#### [Challenge]
From the first line of the data down to and including the line with "const pair = (xs, ys)", copy everything exactly, leaving out pictures.

#### [Data shown]
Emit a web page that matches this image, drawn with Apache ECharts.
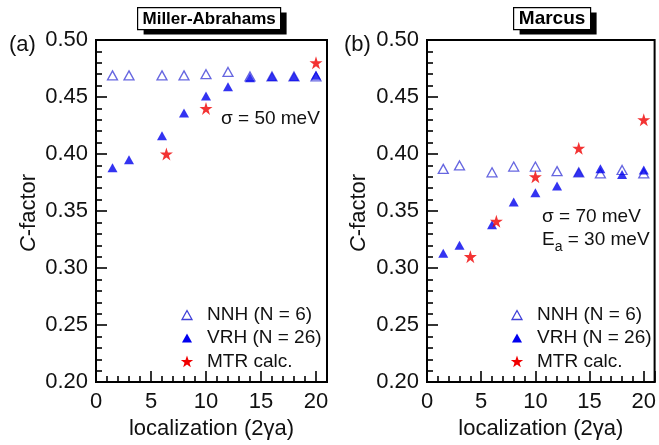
<!DOCTYPE html>
<html>
<head>
<meta charset="utf-8">
<script src="https://cdn.jsdelivr.net/npm/echarts@6/dist/echarts.min.js"></script>
<style>
  html, body { margin: 0; padding: 0; background: #fff; }
  #chart { width: 659px; height: 445px; }
</style>
</head>
<body>
<div id="chart"></div>
<script>
// Localization lengths (2γa) sampled by the hopping simulations
const locX = [1.5, 3, 6, 8, 10, 12, 14, 16, 18, 20];

// (a) Miller-Abrahams rates, sigma = 50 meV
const nnhMA = [0.469, 0.469, 0.469, 0.469, 0.470, 0.472, 0.468, 0.468, 0.468, 0.468];
const vrhMA = [0.388, 0.395, 0.416, 0.436, 0.451, 0.459, 0.467, 0.468, 0.468, 0.469];
const mtrXMA = [6.4, 10, 20];
const mtrMA = [0.400, 0.440, 0.480];

// (b) Marcus rates, sigma = 70 meV, Ea = 30 meV
const nnhMarcus = [0.387, 0.390, 0.384, 0.389, 0.389, 0.385, 0.384, 0.383, 0.386, 0.383];
const vrhMarcus = [0.313, 0.320, 0.338, 0.358, 0.366, 0.372, 0.384, 0.387, 0.382, 0.386];
const mtrXMarcus = [4, 6.4, 10, 14, 20];
const mtrMarcus = [0.310, 0.341, 0.380, 0.405, 0.430];

const xTicks = [0, 5, 10, 15, 20];
const yTicks = [0.20, 0.25, 0.30, 0.35, 0.40, 0.45, 0.50];

const seriesNames = ['NNH (N = 6)', 'VRH (N = 26)', 'MTR calc.'];
const panelTitles = ['Miller-Abrahams', 'Marcus'];
const panelTags = ['(a)', '(b)'];

const FONT = '"Liberation Sans", Arial, sans-serif';
const STAR = 'path://M50,0 L61.2,34.5 L97.6,34.5 L68.2,55.9 L79.4,90.5 L50,69.1 L20.6,90.5 L31.8,55.9 L2.4,34.5 L38.8,34.5 Z';
const OPEN_BLUE = '#4040d8';
const BLUE = '#0000ee';
const RED = '#f00000';

const pair = (xs, ys) => xs.map((x, i) => [x, ys[i]]);

function makeX(gridIndex) {
  return {
    type: 'value', gridIndex, min: 0, max: 21, interval: 5,
    name: 'localization (2γa)', nameLocation: 'middle', nameGap: 34,
    nameTextStyle: { fontFamily: FONT, fontSize: 22, color: '#111' },
    axisLine: { show: true, lineStyle: { color: '#000', width: 2 } },
    axisTick: { show: true, inside: true, length: 11, lineStyle: { color: '#000', width: 1.6 } },
    minorTick: { show: true, splitNumber: 5, length: 6, lineStyle: { color: '#000', width: 1.6 } },
    axisLabel: {
      fontFamily: FONT, fontSize: 22, color: '#111', margin: 9,
      formatter: v => (xTicks.indexOf(v) >= 0 ? String(v) : '')
    },
    splitLine: { show: false }
  };
}

function makeY(gridIndex) {
  return {
    type: 'value', gridIndex, min: 0.2, max: 0.5, interval: 0.05,
    axisLine: { show: true, lineStyle: { color: '#000', width: 2 } },
    axisTick: { show: true, inside: true, length: 11, lineStyle: { color: '#000', width: 1.6 } },
    minorTick: { show: true, splitNumber: 5, length: 6, lineStyle: { color: '#000', width: 1.6 } },
    axisLabel: {
      fontFamily: FONT, fontSize: 22, color: '#111', margin: 8,
      formatter: v => v.toFixed(2)
    },
    splitLine: { show: false }
  };
}

function panelSeries(idx, nnh, vrh, mtrX, mtr) {
  return [
    {
      name: seriesNames[0], type: 'scatter', xAxisIndex: idx, yAxisIndex: idx,
      symbol: 'triangle', symbolSize: [10, 9],
      itemStyle: { color: '#fff', borderColor: OPEN_BLUE, borderWidth: 1.3 },
      data: pair(locX, nnh)
    },
    {
      name: seriesNames[1], type: 'scatter', xAxisIndex: idx, yAxisIndex: idx,
      symbol: 'triangle', symbolSize: [10, 9],
      itemStyle: { color: BLUE },
      data: pair(locX, vrh)
    },
    {
      name: seriesNames[2], type: 'scatter', xAxisIndex: idx, yAxisIndex: idx,
      symbol: STAR, symbolSize: 13,
      itemStyle: { color: RED },
      data: pair(mtrX, mtr)
    }
  ];
}

// Five-pointed star outline for the key
function starPoints(r, ri) {
  const pts = [];
  for (let k = 0; k < 10; k++) {
    const rad = k % 2 === 0 ? r : ri;
    const a = -Math.PI / 2 + k * Math.PI / 5;
    pts.push([rad * Math.cos(a), rad * Math.sin(a)]);
  }
  return pts;
}

// Key with marker samples and series names, one per panel
function keyBox(mx, tx) {
  const rows = [315, 338, 362];
  const tri = [[-5, 4.5], [5, 4.5], [0, -4.5]];
  const icons = [
    { type: 'polygon', x: mx, y: rows[0], shape: { points: tri }, style: { fill: '#fff', stroke: OPEN_BLUE, lineWidth: 1.3 } },
    { type: 'polygon', x: mx, y: rows[1], shape: { points: tri }, style: { fill: BLUE } },
    { type: 'polygon', x: mx, y: rows[2], shape: { points: starPoints(6.5, 2.6) }, style: { fill: RED } }
  ];
  const texts = seriesNames.map((n, i) => ({
    type: 'text', x: tx, y: rows[i],
    style: { text: n, fontFamily: FONT, fontSize: 19, fill: '#111', verticalAlign: 'middle' }
  }));
  return icons.concat(texts);
}

function titleBox(x, w, text, size) {
  return {
    type: 'group', left: x, top: 7,
    children: [
      { type: 'rect', shape: { x: 6, y: 5, width: w, height: 22 }, style: { fill: '#000' } },
      { type: 'rect', shape: { x: 0, y: 0, width: w, height: 22 }, style: { fill: '#fff', stroke: '#000', lineWidth: 1.2 } },
      {
        type: 'text', x: w / 2, y: 11.5,
        style: { text, fontFamily: FONT, fontWeight: 'bold', fontSize: size, fill: '#000', align: 'center', verticalAlign: 'middle' }
      }
    ]
  };
}

// Vertical "C-factor" axis title with an italic C
function yTitle(cx) {
  return {
    type: 'text', x: cx, y: 213, rotation: Math.PI / 2,
    style: {
      text: '{i|C}{n|-factor}', align: 'center', verticalAlign: 'middle',
      rich: {
        i: { fontFamily: FONT, fontSize: 22, fontStyle: 'italic', fill: '#111' },
        n: { fontFamily: FONT, fontSize: 22, fill: '#111' }
      }
    }
  };
}

const chart = echarts.init(document.getElementById('chart'), null, { renderer: 'canvas' });

chart.setOption({
  backgroundColor: '#fff',
  animation: false,
  grid: [
    { left: 96, top: 40, width: 231, height: 346, show: true, borderColor: '#000', borderWidth: 2, backgroundColor: 'transparent' },
    { left: 427, top: 40, width: 230, height: 346, show: true, borderColor: '#000', borderWidth: 2, backgroundColor: 'transparent' }
  ],
  xAxis: [makeX(0), makeX(1)],
  yAxis: [makeY(0), makeY(1)],
  series: [
    ...panelSeries(0, nnhMA, vrhMA, mtrXMA, mtrMA),
    ...panelSeries(1, nnhMarcus, vrhMarcus, mtrXMarcus, mtrMarcus)
  ],
  graphic: [
    titleBox(137, 143, panelTitles[0], 17),
    titleBox(513, 77, panelTitles[1], 19),
    yTitle(29),
    yTitle(359),
    ...keyBox(187, 207),
    ...keyBox(517, 537),
    { type: 'text', left: 9, top: 34, style: { text: panelTags[0], fontFamily: FONT, fontSize: 22, fill: '#111' } },
    { type: 'text', left: 344, top: 34, style: { text: panelTags[1], fontFamily: FONT, fontSize: 22, fill: '#111' } },
    { type: 'text', left: 221, top: 109, style: { text: 'σ = 50 meV', fontFamily: FONT, fontSize: 19, fill: '#111' } },
    { type: 'text', left: 542, top: 207, style: { text: 'σ = 70 meV', fontFamily: FONT, fontSize: 19, fill: '#111' } },
    {
      type: 'text', left: 542, top: 230,
      style: {
        text: '{m|E}{s|a}{m| = 30 meV}',
        rich: {
          m: { fontFamily: FONT, fontSize: 19, fill: '#111', verticalAlign: 'top' },
          s: { fontFamily: FONT, fontSize: 14, fill: '#111', padding: [10, 0, 0, 0] }
        }
      }
    }
  ]
});
</script>
</body>
</html>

#### [Task answer]
Emit a web page that matches this image, drawn with Apache ECharts.
<!DOCTYPE html>
<html>
<head>
<meta charset="utf-8">
<script src="https://cdn.jsdelivr.net/npm/echarts@6/dist/echarts.min.js"></script>
<style>
  html, body { margin: 0; padding: 0; background: #fff; }
  #chart { width: 659px; height: 445px; }
</style>
</head>
<body>
<div id="chart"></div>
<script>
// Localization lengths (2γa) sampled by the hopping simulations
const locX = [1.5, 3, 6, 8, 10, 12, 14, 16, 18, 20];

// (a) Miller-Abrahams rates, sigma = 50 meV
const nnhMA = [0.469, 0.469, 0.469, 0.469, 0.470, 0.472, 0.468, 0.468, 0.468, 0.468];
const vrhMA = [0.388, 0.395, 0.416, 0.436, 0.451, 0.459, 0.467, 0.468, 0.468, 0.469];
const mtrXMA = [6.4, 10, 20];
const mtrMA = [0.400, 0.440, 0.480];

// (b) Marcus rates, sigma = 70 meV, Ea = 30 meV
const nnhMarcus = [0.387, 0.390, 0.384, 0.389, 0.389, 0.385, 0.384, 0.383, 0.386, 0.383];
const vrhMarcus = [0.313, 0.320, 0.338, 0.358, 0.366, 0.372, 0.384, 0.387, 0.382, 0.386];
const mtrXMarcus = [4, 6.4, 10, 14, 20];
const mtrMarcus = [0.310, 0.341, 0.380, 0.405, 0.430];

const xTicks = [0, 5, 10, 15, 20];
const yTicks = [0.20, 0.25, 0.30, 0.35, 0.40, 0.45, 0.50];

const seriesNames = ['NNH (N = 6)', 'VRH (N = 26)', 'MTR calc.'];
const panelTitles = ['Miller-Abrahams', 'Marcus'];
const panelTags = ['(a)', '(b)'];

const FONT = '"Liberation Sans", Arial, sans-serif';
const STAR = 'path://M50,0 L61.2,34.5 L97.6,34.5 L68.2,55.9 L79.4,90.5 L50,69.1 L20.6,90.5 L31.8,55.9 L2.4,34.5 L38.8,34.5 Z';
const OPEN_BLUE = '#4040d8';
const BLUE = '#0000ee';
const RED = '#f00000';

const pair = (xs, ys) => xs.map((x, i) => [x, ys[i]]);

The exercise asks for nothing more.